» What you will do
Starting at the first line of the entries, extract each line up to and including the one that contains "import plotly.graph_objects as go", but leave out the pictures.

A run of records
= = = = =

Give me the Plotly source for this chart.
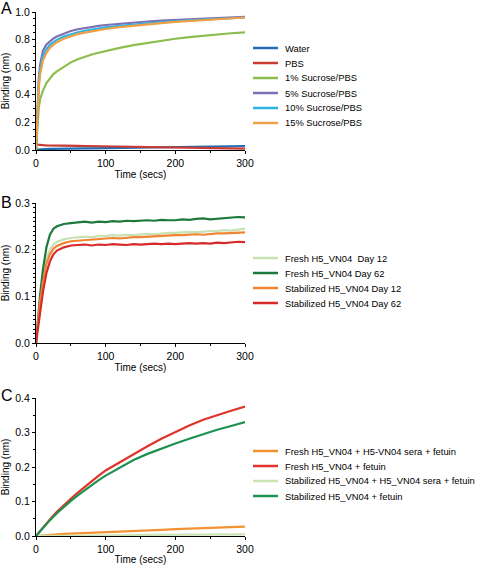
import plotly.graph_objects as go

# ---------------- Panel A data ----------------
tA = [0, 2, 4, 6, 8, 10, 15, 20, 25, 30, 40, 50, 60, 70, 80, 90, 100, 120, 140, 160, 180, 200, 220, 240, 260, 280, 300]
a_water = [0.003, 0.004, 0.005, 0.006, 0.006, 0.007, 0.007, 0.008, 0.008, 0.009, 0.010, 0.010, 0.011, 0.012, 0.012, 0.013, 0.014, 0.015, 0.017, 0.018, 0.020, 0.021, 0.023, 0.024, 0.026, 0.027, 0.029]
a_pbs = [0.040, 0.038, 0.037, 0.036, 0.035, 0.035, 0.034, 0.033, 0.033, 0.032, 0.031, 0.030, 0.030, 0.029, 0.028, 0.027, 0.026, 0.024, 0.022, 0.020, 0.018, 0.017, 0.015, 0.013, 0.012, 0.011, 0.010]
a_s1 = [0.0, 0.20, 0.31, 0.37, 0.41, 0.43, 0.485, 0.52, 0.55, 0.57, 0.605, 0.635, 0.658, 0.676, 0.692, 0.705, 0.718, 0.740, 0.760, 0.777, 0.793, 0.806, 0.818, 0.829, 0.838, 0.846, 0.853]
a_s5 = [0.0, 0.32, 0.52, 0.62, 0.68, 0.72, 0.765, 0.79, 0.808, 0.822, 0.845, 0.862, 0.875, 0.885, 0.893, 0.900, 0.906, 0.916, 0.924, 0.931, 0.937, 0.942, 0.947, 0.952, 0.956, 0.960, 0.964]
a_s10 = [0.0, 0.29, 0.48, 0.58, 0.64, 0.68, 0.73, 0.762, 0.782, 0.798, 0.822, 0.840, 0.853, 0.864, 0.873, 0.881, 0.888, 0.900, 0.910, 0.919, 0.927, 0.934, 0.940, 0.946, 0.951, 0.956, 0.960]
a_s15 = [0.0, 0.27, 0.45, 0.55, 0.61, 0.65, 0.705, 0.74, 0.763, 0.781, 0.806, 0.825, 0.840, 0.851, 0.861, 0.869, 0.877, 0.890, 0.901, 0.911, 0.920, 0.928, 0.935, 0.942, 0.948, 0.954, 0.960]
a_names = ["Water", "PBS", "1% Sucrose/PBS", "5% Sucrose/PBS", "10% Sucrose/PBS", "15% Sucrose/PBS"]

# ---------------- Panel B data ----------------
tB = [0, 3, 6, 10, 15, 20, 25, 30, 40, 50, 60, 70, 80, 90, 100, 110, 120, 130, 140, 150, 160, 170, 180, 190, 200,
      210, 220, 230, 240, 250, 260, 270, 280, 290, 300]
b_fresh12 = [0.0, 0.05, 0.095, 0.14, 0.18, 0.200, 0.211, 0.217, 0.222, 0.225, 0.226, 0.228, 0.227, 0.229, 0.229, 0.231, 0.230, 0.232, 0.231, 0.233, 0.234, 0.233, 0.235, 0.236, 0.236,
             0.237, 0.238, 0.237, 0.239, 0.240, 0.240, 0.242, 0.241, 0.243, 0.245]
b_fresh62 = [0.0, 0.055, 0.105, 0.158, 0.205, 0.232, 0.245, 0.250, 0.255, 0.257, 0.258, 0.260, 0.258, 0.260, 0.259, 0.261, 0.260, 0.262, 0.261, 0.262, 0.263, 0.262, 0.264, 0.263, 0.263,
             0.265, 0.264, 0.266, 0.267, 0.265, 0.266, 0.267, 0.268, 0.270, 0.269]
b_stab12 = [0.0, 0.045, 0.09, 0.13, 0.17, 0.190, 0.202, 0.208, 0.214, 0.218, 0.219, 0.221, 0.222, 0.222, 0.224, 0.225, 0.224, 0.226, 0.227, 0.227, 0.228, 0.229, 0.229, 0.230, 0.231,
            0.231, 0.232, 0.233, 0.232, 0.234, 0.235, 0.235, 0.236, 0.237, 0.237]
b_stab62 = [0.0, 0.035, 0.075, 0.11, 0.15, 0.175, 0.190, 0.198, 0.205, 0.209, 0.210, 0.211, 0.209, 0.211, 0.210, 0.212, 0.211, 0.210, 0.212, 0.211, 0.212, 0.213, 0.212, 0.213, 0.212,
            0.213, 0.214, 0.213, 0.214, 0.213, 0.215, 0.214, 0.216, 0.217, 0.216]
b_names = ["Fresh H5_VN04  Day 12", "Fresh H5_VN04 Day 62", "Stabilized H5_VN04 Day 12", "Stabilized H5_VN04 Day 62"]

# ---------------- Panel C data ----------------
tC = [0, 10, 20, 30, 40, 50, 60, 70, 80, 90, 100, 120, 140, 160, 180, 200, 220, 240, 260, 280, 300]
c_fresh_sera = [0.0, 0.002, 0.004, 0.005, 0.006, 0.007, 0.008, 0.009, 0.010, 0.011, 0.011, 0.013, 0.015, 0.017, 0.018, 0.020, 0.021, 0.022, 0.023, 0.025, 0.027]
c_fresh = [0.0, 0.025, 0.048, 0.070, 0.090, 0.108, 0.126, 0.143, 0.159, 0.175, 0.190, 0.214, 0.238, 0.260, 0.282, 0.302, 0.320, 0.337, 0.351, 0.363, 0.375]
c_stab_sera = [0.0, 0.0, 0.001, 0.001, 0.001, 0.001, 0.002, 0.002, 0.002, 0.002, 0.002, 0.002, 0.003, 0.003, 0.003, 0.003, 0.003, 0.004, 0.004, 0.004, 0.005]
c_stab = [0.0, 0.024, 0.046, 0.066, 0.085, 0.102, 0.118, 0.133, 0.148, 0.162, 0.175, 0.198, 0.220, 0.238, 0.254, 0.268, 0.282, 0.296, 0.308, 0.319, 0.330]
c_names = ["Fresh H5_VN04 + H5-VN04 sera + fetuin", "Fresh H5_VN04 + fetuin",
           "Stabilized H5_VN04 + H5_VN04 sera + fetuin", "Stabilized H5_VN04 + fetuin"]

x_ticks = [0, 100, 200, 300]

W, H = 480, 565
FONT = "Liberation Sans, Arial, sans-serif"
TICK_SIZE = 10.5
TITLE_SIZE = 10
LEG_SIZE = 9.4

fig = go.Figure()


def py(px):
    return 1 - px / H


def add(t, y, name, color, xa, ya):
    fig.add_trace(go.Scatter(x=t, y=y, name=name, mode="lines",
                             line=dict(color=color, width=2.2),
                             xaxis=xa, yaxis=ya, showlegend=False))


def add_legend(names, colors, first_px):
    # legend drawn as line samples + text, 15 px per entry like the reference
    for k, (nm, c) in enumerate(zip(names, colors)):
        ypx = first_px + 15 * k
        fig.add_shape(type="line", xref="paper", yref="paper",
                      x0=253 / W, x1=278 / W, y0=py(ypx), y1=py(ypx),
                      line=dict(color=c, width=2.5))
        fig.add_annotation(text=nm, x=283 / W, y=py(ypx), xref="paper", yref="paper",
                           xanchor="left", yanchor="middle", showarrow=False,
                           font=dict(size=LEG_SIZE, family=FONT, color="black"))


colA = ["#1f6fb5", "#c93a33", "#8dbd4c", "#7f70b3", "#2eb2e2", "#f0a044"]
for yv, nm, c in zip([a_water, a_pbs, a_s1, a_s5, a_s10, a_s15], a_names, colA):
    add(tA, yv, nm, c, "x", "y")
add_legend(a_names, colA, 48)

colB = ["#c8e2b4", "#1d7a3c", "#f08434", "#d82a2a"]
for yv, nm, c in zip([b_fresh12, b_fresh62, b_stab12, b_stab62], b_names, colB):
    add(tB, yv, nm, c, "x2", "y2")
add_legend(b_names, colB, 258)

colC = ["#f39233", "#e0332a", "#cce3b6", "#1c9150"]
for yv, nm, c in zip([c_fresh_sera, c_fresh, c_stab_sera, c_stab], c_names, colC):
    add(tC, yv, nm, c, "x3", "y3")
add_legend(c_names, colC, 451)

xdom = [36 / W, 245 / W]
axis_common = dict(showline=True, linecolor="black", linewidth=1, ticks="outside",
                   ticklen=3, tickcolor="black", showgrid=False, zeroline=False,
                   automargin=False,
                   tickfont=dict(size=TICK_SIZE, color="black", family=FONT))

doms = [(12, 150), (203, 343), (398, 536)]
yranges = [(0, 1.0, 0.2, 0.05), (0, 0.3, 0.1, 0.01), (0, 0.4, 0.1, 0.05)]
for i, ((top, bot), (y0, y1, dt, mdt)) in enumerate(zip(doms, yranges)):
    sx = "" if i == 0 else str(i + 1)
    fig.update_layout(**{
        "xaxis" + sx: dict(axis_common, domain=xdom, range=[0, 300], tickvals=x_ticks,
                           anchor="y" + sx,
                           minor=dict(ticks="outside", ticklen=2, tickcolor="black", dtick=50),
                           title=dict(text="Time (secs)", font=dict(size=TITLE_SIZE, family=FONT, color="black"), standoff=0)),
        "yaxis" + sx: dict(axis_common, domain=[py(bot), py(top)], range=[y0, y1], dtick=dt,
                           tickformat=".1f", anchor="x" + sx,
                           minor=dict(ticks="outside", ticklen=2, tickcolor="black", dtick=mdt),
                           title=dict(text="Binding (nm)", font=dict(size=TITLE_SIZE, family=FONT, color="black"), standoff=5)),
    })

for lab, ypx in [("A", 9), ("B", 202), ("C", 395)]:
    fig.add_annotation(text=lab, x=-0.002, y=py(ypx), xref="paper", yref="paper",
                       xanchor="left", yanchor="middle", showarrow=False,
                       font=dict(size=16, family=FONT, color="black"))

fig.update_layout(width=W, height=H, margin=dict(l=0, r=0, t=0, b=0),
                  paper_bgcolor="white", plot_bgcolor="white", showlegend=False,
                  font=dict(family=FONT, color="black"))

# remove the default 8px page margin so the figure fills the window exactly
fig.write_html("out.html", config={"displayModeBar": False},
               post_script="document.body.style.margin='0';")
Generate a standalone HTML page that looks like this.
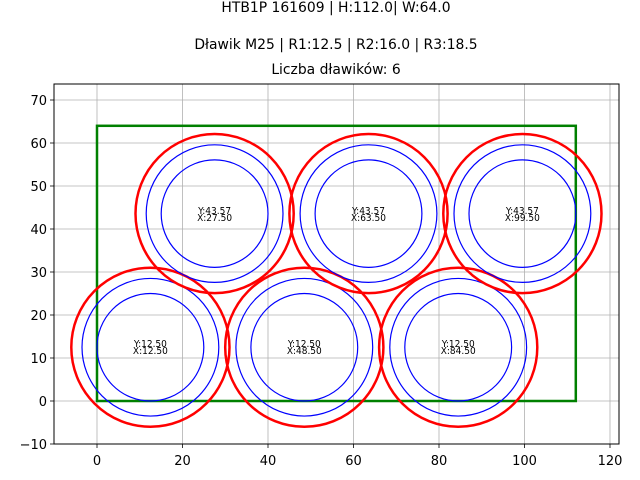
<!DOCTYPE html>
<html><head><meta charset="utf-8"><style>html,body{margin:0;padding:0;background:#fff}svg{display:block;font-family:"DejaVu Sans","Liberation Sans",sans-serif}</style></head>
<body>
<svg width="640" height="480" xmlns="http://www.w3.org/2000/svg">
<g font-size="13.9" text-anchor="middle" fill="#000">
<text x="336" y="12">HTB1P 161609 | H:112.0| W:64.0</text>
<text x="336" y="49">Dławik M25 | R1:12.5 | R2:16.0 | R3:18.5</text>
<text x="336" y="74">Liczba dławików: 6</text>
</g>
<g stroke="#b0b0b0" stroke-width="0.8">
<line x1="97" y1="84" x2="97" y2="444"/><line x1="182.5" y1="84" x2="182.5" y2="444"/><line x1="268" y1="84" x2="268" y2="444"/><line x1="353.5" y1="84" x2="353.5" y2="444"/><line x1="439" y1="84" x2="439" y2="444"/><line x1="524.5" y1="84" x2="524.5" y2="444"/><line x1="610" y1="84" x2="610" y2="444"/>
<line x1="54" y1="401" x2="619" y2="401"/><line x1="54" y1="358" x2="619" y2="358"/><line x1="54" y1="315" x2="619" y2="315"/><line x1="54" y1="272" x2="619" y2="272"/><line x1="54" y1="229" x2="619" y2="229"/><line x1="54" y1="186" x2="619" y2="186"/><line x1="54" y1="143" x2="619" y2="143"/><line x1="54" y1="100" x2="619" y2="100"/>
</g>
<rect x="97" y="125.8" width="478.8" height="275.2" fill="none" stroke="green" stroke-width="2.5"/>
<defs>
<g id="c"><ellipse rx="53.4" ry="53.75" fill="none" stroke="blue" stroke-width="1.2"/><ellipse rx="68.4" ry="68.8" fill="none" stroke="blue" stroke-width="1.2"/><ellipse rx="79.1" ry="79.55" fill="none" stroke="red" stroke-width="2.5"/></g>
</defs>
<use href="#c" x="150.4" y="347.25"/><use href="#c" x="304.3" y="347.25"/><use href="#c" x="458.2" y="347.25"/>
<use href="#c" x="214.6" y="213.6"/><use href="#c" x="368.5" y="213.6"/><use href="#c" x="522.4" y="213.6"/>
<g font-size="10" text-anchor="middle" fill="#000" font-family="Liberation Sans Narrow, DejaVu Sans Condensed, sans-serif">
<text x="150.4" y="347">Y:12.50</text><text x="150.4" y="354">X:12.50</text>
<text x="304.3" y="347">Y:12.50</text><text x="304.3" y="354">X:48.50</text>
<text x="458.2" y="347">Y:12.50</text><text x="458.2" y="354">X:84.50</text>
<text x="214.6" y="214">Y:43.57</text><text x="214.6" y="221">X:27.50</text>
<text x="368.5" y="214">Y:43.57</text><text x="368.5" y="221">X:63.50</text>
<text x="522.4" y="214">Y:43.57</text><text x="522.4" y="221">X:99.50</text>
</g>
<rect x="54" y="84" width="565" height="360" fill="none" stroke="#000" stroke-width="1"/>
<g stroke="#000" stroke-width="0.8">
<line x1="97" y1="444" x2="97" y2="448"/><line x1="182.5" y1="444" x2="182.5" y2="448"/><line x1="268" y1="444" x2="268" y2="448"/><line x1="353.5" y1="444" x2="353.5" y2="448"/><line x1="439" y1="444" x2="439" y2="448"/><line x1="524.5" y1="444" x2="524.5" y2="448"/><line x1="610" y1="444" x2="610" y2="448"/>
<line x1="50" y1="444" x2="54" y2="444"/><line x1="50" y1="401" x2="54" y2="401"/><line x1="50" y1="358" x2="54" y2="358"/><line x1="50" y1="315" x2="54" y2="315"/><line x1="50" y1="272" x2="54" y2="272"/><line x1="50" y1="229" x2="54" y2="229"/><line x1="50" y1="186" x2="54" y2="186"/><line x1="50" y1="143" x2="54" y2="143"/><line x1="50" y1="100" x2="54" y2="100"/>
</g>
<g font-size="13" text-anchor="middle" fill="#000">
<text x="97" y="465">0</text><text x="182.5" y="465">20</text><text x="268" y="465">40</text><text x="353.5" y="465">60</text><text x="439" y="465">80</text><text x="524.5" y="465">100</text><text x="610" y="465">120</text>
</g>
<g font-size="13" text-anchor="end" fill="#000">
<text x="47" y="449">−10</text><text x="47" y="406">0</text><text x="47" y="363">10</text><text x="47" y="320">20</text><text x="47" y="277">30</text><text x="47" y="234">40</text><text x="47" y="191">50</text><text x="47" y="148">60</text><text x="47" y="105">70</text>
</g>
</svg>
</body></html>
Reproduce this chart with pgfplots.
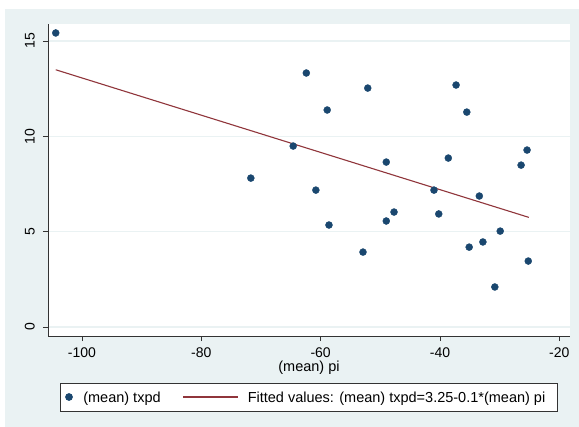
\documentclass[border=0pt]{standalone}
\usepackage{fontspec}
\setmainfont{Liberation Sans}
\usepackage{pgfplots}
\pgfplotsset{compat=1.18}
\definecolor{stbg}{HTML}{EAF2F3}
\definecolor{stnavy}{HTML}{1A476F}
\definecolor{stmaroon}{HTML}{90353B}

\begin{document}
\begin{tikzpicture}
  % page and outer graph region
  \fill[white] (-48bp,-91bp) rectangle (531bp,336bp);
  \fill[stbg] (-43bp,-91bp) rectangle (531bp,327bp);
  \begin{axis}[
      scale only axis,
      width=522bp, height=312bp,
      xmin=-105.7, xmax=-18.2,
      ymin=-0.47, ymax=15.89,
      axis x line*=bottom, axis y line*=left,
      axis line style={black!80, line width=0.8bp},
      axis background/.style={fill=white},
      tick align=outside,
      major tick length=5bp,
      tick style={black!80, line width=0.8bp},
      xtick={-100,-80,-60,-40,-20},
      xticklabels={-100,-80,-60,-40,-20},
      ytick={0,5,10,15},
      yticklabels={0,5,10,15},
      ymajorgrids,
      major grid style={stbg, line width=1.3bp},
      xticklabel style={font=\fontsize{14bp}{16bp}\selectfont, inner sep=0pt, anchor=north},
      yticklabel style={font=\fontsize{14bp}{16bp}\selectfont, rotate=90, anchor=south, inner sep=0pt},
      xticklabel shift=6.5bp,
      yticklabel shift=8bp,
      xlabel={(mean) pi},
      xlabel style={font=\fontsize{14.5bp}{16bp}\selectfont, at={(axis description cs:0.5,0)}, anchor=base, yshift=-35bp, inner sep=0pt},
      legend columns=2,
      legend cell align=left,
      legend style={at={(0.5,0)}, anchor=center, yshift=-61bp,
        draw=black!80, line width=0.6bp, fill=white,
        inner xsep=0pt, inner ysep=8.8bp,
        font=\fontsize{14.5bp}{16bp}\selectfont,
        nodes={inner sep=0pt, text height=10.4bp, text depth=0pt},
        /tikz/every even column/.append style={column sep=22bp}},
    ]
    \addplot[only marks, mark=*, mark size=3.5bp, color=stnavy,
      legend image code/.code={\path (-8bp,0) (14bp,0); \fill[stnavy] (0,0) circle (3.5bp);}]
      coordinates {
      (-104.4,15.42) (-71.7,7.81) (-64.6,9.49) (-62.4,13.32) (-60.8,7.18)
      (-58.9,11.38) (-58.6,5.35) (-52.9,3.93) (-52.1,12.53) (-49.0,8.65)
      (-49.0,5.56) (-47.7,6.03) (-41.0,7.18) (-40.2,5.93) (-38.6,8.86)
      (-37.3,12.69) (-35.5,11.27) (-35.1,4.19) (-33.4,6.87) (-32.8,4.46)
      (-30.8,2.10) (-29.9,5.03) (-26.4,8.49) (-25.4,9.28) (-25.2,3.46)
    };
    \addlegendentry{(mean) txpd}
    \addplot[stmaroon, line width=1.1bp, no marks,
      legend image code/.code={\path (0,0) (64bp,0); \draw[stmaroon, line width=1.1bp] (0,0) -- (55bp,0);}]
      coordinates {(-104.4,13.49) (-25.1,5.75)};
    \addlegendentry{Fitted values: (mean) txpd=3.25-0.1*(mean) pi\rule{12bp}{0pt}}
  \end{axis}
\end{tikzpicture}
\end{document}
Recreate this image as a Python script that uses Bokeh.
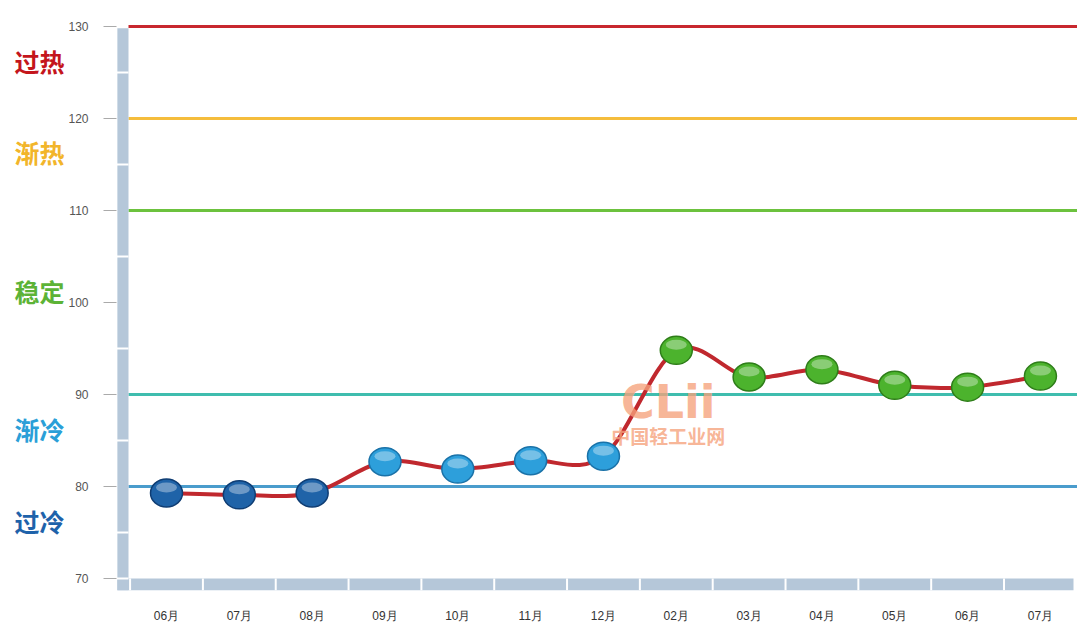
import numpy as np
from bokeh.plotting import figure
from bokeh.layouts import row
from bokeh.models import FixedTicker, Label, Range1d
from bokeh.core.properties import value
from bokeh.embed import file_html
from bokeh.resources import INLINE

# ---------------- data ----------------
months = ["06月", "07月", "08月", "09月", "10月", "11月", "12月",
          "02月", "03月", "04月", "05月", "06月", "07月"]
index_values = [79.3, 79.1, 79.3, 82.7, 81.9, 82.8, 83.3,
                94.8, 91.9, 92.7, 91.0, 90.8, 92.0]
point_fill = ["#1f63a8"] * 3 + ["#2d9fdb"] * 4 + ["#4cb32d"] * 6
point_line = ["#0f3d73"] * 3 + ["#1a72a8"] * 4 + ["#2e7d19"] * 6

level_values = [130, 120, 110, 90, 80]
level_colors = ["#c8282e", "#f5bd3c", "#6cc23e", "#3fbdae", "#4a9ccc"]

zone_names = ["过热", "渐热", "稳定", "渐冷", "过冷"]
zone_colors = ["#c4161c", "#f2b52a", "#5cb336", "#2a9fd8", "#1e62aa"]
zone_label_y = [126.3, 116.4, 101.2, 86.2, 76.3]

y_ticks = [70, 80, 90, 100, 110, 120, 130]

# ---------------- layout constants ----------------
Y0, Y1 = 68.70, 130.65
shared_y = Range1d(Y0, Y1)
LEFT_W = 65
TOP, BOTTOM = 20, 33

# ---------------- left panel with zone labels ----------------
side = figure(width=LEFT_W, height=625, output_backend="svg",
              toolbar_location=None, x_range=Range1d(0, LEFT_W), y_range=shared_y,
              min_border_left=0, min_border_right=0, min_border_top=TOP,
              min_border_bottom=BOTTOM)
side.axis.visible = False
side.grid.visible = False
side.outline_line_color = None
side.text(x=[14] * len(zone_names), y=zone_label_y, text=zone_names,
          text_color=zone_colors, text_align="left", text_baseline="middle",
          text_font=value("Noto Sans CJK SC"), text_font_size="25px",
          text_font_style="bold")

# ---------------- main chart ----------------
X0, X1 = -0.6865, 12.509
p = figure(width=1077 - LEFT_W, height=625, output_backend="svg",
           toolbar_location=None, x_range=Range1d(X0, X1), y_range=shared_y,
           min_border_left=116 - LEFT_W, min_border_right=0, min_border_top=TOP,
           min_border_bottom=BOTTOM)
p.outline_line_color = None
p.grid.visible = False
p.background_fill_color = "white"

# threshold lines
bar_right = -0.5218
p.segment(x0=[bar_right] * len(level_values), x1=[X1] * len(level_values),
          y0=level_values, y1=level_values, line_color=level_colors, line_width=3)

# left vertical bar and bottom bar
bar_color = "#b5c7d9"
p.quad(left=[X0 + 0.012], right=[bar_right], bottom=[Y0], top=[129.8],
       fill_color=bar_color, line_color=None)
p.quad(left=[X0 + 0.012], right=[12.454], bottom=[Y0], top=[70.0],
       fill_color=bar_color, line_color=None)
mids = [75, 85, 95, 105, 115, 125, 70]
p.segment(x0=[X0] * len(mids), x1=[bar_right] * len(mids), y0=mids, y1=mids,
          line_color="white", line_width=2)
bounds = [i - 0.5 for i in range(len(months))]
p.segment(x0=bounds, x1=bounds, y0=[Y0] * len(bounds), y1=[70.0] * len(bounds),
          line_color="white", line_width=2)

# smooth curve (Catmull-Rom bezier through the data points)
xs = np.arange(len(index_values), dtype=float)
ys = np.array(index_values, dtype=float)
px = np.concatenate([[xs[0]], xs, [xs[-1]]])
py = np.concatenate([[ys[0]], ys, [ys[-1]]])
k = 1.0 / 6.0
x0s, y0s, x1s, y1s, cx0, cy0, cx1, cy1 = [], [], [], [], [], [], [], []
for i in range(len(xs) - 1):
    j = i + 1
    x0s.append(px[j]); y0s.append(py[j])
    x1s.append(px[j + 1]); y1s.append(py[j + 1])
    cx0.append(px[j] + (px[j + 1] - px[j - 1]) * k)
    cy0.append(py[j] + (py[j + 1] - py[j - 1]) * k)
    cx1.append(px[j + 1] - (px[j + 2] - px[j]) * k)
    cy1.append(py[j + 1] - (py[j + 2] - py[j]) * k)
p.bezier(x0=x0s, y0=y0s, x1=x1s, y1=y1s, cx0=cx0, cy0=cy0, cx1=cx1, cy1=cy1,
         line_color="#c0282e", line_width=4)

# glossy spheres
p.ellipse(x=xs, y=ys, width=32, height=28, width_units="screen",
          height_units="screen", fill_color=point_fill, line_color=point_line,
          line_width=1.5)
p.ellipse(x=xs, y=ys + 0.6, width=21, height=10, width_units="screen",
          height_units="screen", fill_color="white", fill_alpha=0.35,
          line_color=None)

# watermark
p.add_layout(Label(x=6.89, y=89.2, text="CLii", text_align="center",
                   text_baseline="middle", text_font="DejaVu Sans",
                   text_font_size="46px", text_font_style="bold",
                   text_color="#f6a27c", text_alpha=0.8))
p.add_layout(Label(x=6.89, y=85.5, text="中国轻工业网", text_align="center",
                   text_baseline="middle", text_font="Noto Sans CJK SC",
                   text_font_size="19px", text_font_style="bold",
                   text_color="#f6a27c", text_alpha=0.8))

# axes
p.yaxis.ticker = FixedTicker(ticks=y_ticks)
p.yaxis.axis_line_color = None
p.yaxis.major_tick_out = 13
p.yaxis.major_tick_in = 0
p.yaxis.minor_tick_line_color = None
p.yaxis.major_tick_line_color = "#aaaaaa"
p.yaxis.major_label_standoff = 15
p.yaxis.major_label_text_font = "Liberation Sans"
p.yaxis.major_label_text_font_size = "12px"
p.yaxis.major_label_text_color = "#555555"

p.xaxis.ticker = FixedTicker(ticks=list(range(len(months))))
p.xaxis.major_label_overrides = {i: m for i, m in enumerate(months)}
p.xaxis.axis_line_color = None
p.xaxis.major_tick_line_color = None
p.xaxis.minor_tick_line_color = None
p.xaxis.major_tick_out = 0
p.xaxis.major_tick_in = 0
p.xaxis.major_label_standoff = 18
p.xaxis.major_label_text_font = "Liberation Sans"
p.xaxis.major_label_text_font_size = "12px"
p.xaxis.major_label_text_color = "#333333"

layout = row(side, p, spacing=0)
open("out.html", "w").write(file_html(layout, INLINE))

= = = = =

» Right answer
Give me the Plotly source for this chart.
import plotly.graph_objects as go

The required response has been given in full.